All this obviously pulls sales down. In case of companies whose customer base is located in a disaster-affected area, buyers may stop purchasing their product for a considerable period of time. Not only does this affect the bottom line, better equipped competitors get the opportunity to sneak in lure away even dedicated customers.
In places where the natural calamity, like a massive earthquake, occurs, the company may even face the loss of employees. They may have fallen prey to the catastrophe and its aftermath. We were sad witnesses to such heartrending loss when an earth quake measuring 7.6 on the Richter scale and its aftershocks rocked the country in April and May 2015.
What should we do to ensure that natural calamities affect our business minimally and we are able to be back on our feet as fast as possible?
The answer is: business continuity planning. Once the preserve of big businesses it is now considered to be essential for all types of business irrespective of size. No company is perfect and immune to challenges.
Imagine a worst case scenario and try to identify what your operations and processes are vulnerable to. Plug all the loopholes and devise possible solutions for all vulnerabilities. It may indeed not be possible for you to anticipate all possible weak points that may lead to downtime. But by undertaking business continuity planning, you may be able to protect your company from the pitfalls of hysterical decision making when crisis strikes all of a sudden.
Today, almost all middle and big concerns are vigorously using information technology to remain competitive. In fact, some of the smaller companies are more tech savvy than the biggies. This being the scenario, data protection and management assumes a vital position in the business world. Data is the lifeblood of your organisation. Whether it be payroll, customer payments information, or inventory control, businesses which lose their data are at the highest risk. Keeping a backup is, therefore, of paramount importance. Most businesses today use economical and efficient cloud-based services to protect their vital data.

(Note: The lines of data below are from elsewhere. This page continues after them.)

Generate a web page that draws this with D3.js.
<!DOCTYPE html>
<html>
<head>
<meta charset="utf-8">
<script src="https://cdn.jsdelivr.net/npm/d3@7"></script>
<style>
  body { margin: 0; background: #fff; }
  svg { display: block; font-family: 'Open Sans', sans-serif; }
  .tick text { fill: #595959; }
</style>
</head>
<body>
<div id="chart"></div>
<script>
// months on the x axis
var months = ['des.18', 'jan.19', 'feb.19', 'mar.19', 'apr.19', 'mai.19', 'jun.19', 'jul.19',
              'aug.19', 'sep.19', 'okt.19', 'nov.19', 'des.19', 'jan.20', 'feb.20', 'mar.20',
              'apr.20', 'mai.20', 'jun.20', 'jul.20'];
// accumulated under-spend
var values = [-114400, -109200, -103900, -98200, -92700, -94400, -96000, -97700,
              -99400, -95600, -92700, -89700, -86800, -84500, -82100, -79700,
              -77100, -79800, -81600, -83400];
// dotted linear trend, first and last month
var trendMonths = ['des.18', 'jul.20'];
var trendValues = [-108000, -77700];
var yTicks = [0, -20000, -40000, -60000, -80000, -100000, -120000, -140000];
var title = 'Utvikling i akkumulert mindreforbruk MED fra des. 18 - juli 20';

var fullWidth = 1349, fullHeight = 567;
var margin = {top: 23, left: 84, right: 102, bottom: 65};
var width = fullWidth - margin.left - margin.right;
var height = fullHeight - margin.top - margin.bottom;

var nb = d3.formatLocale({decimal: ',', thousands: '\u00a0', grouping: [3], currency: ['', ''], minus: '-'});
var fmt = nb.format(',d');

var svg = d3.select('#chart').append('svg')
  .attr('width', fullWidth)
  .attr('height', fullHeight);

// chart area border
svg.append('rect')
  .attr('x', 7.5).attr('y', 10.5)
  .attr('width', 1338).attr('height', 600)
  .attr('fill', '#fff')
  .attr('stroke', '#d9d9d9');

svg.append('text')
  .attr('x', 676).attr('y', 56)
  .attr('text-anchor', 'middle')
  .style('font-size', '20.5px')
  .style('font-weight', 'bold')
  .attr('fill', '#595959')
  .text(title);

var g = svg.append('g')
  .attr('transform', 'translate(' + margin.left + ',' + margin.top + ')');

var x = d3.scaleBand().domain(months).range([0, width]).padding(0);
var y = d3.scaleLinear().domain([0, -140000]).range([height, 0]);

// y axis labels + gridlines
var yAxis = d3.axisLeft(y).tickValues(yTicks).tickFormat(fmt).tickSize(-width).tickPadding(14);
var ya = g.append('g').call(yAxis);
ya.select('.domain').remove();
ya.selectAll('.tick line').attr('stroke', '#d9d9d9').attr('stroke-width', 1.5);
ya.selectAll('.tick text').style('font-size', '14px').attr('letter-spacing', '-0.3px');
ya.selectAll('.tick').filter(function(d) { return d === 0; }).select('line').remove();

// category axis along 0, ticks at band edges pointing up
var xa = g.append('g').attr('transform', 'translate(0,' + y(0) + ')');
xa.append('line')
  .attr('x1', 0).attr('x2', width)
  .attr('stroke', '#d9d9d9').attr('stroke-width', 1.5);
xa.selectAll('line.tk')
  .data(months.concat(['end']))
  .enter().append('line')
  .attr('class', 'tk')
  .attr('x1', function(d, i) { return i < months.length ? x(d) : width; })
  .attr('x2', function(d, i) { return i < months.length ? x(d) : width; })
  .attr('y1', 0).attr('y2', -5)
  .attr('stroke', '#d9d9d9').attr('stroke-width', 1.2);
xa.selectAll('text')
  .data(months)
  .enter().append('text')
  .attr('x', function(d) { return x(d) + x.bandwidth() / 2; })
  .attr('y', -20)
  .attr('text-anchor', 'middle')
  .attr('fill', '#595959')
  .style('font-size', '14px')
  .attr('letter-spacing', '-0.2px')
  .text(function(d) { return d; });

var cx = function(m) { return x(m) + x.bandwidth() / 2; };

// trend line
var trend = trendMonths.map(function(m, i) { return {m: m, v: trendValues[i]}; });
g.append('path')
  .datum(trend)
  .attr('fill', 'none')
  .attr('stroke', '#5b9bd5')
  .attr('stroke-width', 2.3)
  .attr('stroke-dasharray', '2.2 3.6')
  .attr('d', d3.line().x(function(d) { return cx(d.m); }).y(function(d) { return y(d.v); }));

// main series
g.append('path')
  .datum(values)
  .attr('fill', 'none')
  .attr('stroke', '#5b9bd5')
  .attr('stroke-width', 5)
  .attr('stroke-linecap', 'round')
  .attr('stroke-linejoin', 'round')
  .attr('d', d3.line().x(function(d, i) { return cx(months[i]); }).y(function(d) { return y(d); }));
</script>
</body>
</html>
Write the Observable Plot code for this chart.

It is advisable for all businesses to be prepared with remote access capability to confront a crisis when it strikes. Key employees working from home can ensure that the top priority operations of an organisation continue even when a natural calamity hits the business location. The relevant employees should be equipped with laptops with adequate knowledge of accessing the network remotely.
Natural disasters often disrupt a company’s interaction with its customers spread far and wide. Communication should not stop. Customers need to be told about the latest status. This can be done by regularly updating the company website or its Facebook pages. The company’s automated phone system can also convey relevant details of the situation. Customers affected by delayed orders or disrupted services of the company should be informed about the company’s future course of action.
The natural disaster may be sudden and debilitating but the company should have the systems in place so that the customers do not feel abandoned or lost. Without beating about the bush, the company should be upfront about the impact of the disaster. This will enhance the company’s credibility among its stakeholders and also bolster customer loyalty.
Young executives should be aware of the systems discussed above. This will enable them to keep their cool when untoward natural mishaps jolt their business and things go wrong.